Rosalie de Wildt
WW knipoog 51
Als je kwaad bent, kun je schreeuwen om je hart te luchten of zwijgen tot je er ziek van wordt. Als je verdriet hebt, kun je huilen of je afsluiten. Als je bang bent is vluchten een voor de hand liggende oplossing, maar meestal durf je dat dan natuurlijk juist niet. Vaak redden we ons dan maar door de zwaardere kant van het bestaan heen met een leugentje om bestwil, waarbij het overigens altijd de vraag is om wiens beste wil het gaat. Heel soms durft iemand wat hij of zij ervaart onverbloemd te uiten, wat bijvoorbeeld wel voorkomt op het moment van sterven, als er niets meer is om bang voor te zijn omdat er toch niets meer te verliezen valt.
Om eerlijk te kunnen zijn moet je dus niet te bang zijn. Hoe veiliger iemand zich voelt, hoe minder bedreigd hij wordt, des te eerlijker hij zal zijn. Dronkaards en kleine kinderen zijn vaak erg eerlijk omdat ze tijdelijk niet- of, in het geval van kinderen, nog niet bang genoeg zijn om te hoeven liegen.
In het verlengde daarvan is het een leuke vraag of we, als het gaat om een beetje of helemaal geen bewustzijn, nog van eerlijkheid kunnen spreken? Bijvoorbeeld als het gaat om baby’s of om planten en dingen? Kan een pasgeborene zich anders voordoen dan hij is? Kun je een madeliefje wantrouwen? Hoe eerlijk is je rechterschoen?
Tijdens de opvoeding werd ons van jongs af aan, in weerwil van de vele mondelinge aansporingen altijd de waarheid te spreken, het grote nut van oneerlijkheid voorgeleefd en we wisten al snel hoe broodnodig die kleine leugentjes waren om het vege lijf te redden. Zo lachten onze moeders aan de keukentafel hard om de foeilelijke nieuwe jurk van de inmiddels vertrokken buurvrouw, een kledingstuk waar ze haar zonet nog uitgebreid mee gecomplimenteerd had. We hoorden onze vaders beleefd lachen om de saaie woorden van een nog saaiere chef. Taal bleek in de praktijk van het alledaagse bestaan vaak niet in overeenstemming te zijn met wat onze rolmodellen werkelijk dachten.

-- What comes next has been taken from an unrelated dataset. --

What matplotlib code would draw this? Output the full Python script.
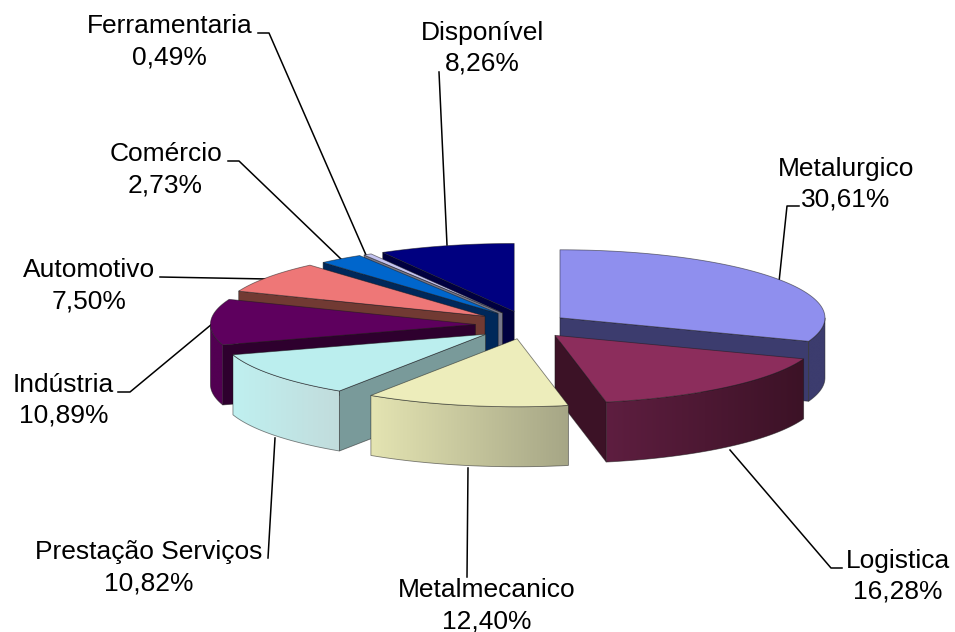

Het aanvankelijk nog zo vertrouwde gebied van het eigen innerlijk en het directe contact met wat zich daar afspeelt, verandert gedurende het opgroeien al snel tot een vaag en onbekend terrein, een rommelige woestenij waar de naald van het levenskompas richtingloos maar wat rond zwabbert. Het uithouden van die afgeslotenheid van de werkelijkheid op straffe van uitsluiting door de omgeving maakt bang en onzeker. Emoties die, zoals we zagen, op hun beurt weer weinig ruimte laten voor de eerlijkheid waar we paradoxaal genoeg vaak zo veel belang aan lijken te hechten.